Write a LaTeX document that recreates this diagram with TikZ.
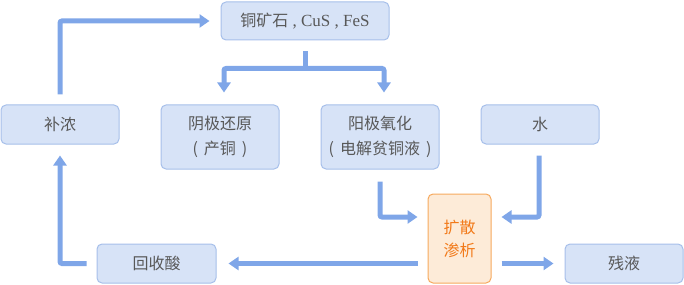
\documentclass[tikz,border=0pt]{standalone}
\usepackage{fontspec}
\setmainfont{Noto Sans CJK SC}
\newfontfamily\lat{Liberation Serif}
\usetikzlibrary{arrows.meta}
\definecolor{boxfill}{HTML}{D7E3F7}
\definecolor{boxline}{HTML}{A6BFEA}
\definecolor{arrc}{HTML}{7FA6E8}
\definecolor{txt}{HTML}{585858}
\definecolor{ofill}{HTML}{FDEBD8}
\definecolor{oline}{HTML}{F6A95E}
\definecolor{otxt}{HTML}{F27A1A}
\newcommand{\pl}{(\hspace{6pt}}
\newcommand{\pr}{\hspace{6pt})}
\begin{document}
\begin{tikzpicture}[x=1pt,y=1pt,
 box/.style={draw=boxline, fill=boxfill, rounded corners=5pt, line width=1pt, text=txt,
   font=\fontsize{16}{25}\selectfont, align=center, inner sep=0pt},
 obox/.style={box, draw=oline, fill=ofill, text=otxt, font=\fontsize{16}{23}\selectfont},
 arr/.style={draw=arrc, line width=5pt, rounded corners=2pt, -{Triangle[length=10pt,width=13pt]}},
 ln/.style={draw=arrc, line width=5pt}]
\useasboundingbox (0,0) rectangle (684,284);
\node[box, minimum width=168, minimum height=38] (ore) at (305,263) {铜矿石{\lat\fontsize{17}{20}\selectfont\ ,\ CuS\ ,\ FeS}};
\node[box, minimum width=118, minimum height=39] (bn) at (60,159.5) {补浓};
\node[box, minimum width=118, minimum height=64] (yin) at (220,147) {阴极还原\\\pl 产铜\pr};
\node[box, minimum width=118, minimum height=64] (yang) at (380,147) {阳极氧化\\\pl 电解贫铜液\pr};
\node[box, minimum width=118, minimum height=39] (water) at (540,159.5) {水};
\node[obox, minimum width=63, minimum height=89] (ks) at (459.5,45.5) {扩散\\渗析};
\node[box, minimum width=119, minimum height=39] (hs) at (156.5,20.5) {回收酸};
\node[box, minimum width=118, minimum height=39] (cy) at (624,20.5) {残液};

\draw[arr] ([yshift=10]bn.north) |- ([xshift=-11]ore.west);
\draw[ln] ([yshift=-11]ore.south) -- ++(0,-17) coordinate (oj);
\draw[arr] (oj) -| ([xshift=4,yshift=12]yin.north);
\draw[arr] (oj) -| ([xshift=4,yshift=12]yang.north);
\draw[arr] ([yshift=-12]yang.south) |- ([xshift=-10,yshift=21.5]ks.west);
\draw[arr] ([xshift=-1,yshift=-11]water.south) |- ([xshift=10,yshift=21.5]ks.east);
\draw[arr] ([xshift=-10]ks.west |- hs.east) -- ([xshift=12]hs.east);
\draw[arr] ([xshift=10]ks.east |- cy.west) -- ([xshift=-11]cy.west);
\draw[arr] ([xshift=-10]hs.west) -| ([yshift=-11]bn.south);
\end{tikzpicture}
\end{document}
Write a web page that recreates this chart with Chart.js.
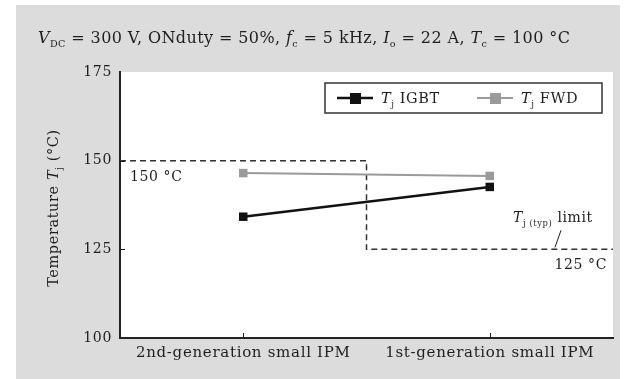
<!DOCTYPE html>
<html>
<head>
<meta charset="utf-8">
<script src="https://cdn.jsdelivr.net/npm/chart.js@4/dist/chart.umd.min.js"></script>
<style>
  html, body { margin: 0; padding: 0; background: #fff; }
  #wrap { width: 624px; height: 379px; }
</style>
</head>
<body>
<div id="wrap"><canvas id="myChart" width="624" height="379"></canvas></div>
<script>
const categories = ['2nd-generation small IPM', '1st-generation small IPM'];
const igbtTemp = [134.2, 142.6];
const fwdTemp = [146.5, 145.7];
const yMin = 100, yMax = 175, yStep = 25;
// Tj limit: 150 °C for the 2nd generation, 125 °C for the 1st
const limitX = [-0.5, 0.5, 0.5, 1.5];
const limitY = [150, 150, 125, 125];

const serif = '"DejaVu Serif", "Liberation Serif", serif';
const ink = '#1e1e1e';

function drawRich(ctx, parts, x, y, size) {
  // parts: text pieces, italic / subscript flags
  for (const p of parts) {
    const s = p.sub ? size * 0.6 : size;
    ctx.font = (p.i ? 'italic ' : '') + s + 'px ' + serif;
    ctx.fillText(p.t, x, y + (p.sub ? size * 0.25 : 0));
    x += ctx.measureText(p.t).width;
  }
  return x;
}

const decor = {
  id: 'decor',
  beforeDraw(chart) {
    const { ctx, chartArea: a } = chart;
    ctx.letterSpacing = '0.7px';
    ctx.save();
    ctx.fillStyle = '#fff';
    ctx.fillRect(0, 0, chart.width, chart.height);
    ctx.fillStyle = '#dcdcdc';
    ctx.fillRect(16, 5, 604, 374);
    ctx.fillStyle = '#fff';
    ctx.fillRect(a.left, a.top, a.right - a.left, a.bottom - a.top);
    ctx.restore();
  },
  afterDraw(chart) {
    const { ctx, chartArea: a, scales } = chart;
    const y = scales.y;
    ctx.save();
    ctx.fillStyle = ink;
    ctx.textBaseline = 'alphabetic';

    // header conditions
    ctx.letterSpacing = '0.4px';
    drawRich(ctx, [
      { t: 'V', i: true }, { t: 'DC', sub: true }, { t: ' = 300 V, ONduty = 50%, ' },
      { t: 'f', i: true }, { t: 'c', sub: true }, { t: ' = 5 kHz, ' },
      { t: 'I', i: true }, { t: 'o', sub: true }, { t: ' = 22 A, ' },
      { t: 'T', i: true }, { t: 'c', sub: true }, { t: ' = 100 °C' }
    ], 38, 43, 16);
    ctx.letterSpacing = '0.6px';

    // y axis title
    ctx.save();
    ctx.translate(58, (a.top + a.bottom) / 2 + 3);
    ctx.rotate(-Math.PI / 2);
    const parts = [{ t: 'Temperature ' }, { t: 'T', i: true }, { t: 'j', sub: true }, { t: ' (°C)' }];
    let w = 0;
    for (const p of parts) {
      ctx.font = (p.i ? 'italic ' : '') + (p.sub ? 14.5 * 0.6 : 14.5) + 'px ' + serif;
      w += ctx.measureText(p.t).width;
    }
    drawRich(ctx, parts, -w / 2, 0, 14.5);
    ctx.restore();

    // inward ticks
    ctx.strokeStyle = ink;
    ctx.lineWidth = 1;
    ctx.beginPath();
    for (let v = yMin + yStep; v < yMax; v += yStep) {
      const py = Math.round(y.getPixelForValue(v)) + 0.5;
      ctx.moveTo(a.left, py); ctx.lineTo(a.left + 5, py);
    }
    categories.forEach((c, i) => {
      const px = Math.round(scales.x.getPixelForValue(i)) + 0.5;
      ctx.moveTo(px, a.bottom); ctx.lineTo(px, a.bottom - 5);
    });
    ctx.stroke();

    // limit annotations
    ctx.font = '14px ' + serif;
    ctx.textAlign = 'left';
    ctx.fillText('150 °C', a.left + 10, y.getPixelForValue(150) + 20);
    ctx.textAlign = 'right';
    ctx.fillText('125 °C', a.right - 6, y.getPixelForValue(125) + 20);
    ctx.textAlign = 'left';
    drawRich(ctx, [{ t: 'T', i: true }, { t: 'j (typ)', sub: true }, { t: ' limit' }], a.right - 100, y.getPixelForValue(125) - 27, 14);
    ctx.beginPath();
    ctx.moveTo(a.right - 52, y.getPixelForValue(125) - 19);
    ctx.lineTo(a.right - 58, y.getPixelForValue(125) - 2);
    ctx.stroke();

    // legend
    const bx = 325, by = 83, bw = 277, bh = 30;
    ctx.fillStyle = '#fff';
    ctx.fillRect(bx, by, bw, bh);
    ctx.strokeStyle = '#333';
    ctx.lineWidth = 1.5;
    ctx.strokeRect(bx, by, bw, bh);
    const items = [
      { ds: chart.data.datasets[0], x: bx + 12 },
      { ds: chart.data.datasets[1], x: bx + 152 }
    ];
    for (const it of items) {
      const my = by + bh / 2;
      ctx.strokeStyle = it.ds.borderColor;
      ctx.lineWidth = it.ds.borderWidth;
      ctx.beginPath();
      ctx.moveTo(it.x, my); ctx.lineTo(it.x + 36, my);
      ctx.stroke();
      ctx.fillStyle = it.ds.pointBackgroundColor;
      ctx.fillRect(it.x + 13, my - 5, 11, 11);
      ctx.fillStyle = ink;
      drawRich(ctx, [{ t: 'T', i: true }, { t: 'j', sub: true }, { t: ' ' + it.ds.label }], it.x + 44, my + 5, 14.5);
    }
    ctx.restore();
  }
};

const chart = new Chart(document.getElementById('myChart').getContext('2d'), {
  type: 'line',
  data: {
    labels: categories,
    datasets: [
      {
        label: 'IGBT', data: igbtTemp,
        borderColor: '#111', backgroundColor: '#111', pointBackgroundColor: '#111',
        borderWidth: 2.5, pointStyle: 'rect', pointRadius: 6, pointBorderWidth: 0
      },
      {
        label: 'FWD', data: fwdTemp,
        borderColor: '#9a9a9a', backgroundColor: '#9a9a9a', pointBackgroundColor: '#9a9a9a',
        borderWidth: 2, pointStyle: 'rect', pointRadius: 6, pointBorderWidth: 0
      },
      {
        label: 'limit', xAxisID: 'x2',
        data: limitX.map((x, i) => ({ x: x, y: limitY[i] })),
        borderColor: '#333', borderWidth: 1.5, borderDash: [6, 4],
        pointRadius: 0, tension: 0, order: 3
      }
    ]
  },
  options: {
    responsive: false,
    animation: false,
    layout: { padding: { left: 16, right: 11, top: 72, bottom: 14 } },
    plugins: { legend: { display: false }, tooltip: { enabled: false }, title: { display: false } },
    scales: {
      x: {
        type: 'category', offset: true,
        grid: { display: false, drawTicks: false },
        border: { color: '#222', width: 2 },
        ticks: { color: ink, font: { family: serif, size: 15 }, padding: 6, maxRotation: 0 },
        afterFit(s) { s.height = 27; }
      },
      x2: { type: 'linear', min: -0.5, max: 1.5, display: false },
      y: {
        min: yMin, max: yMax,
        grid: { display: false, drawTicks: false },
        border: { color: '#222', width: 2 },
        ticks: { stepSize: yStep, color: ink, font: { family: serif, size: 14 }, padding: 8 },
        afterFit(s) { s.width = 104; }
      }
    }
  },
  plugins: [decor]
});
</script>
</body>
</html>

******************************

[DIRECTIONS] From the records above, pick out and copy each line holding the word "with".

[SOLUTION]
Write a LaTeX document that recreates this diagram with TikZ.
Write a web page that recreates this chart with Chart.js.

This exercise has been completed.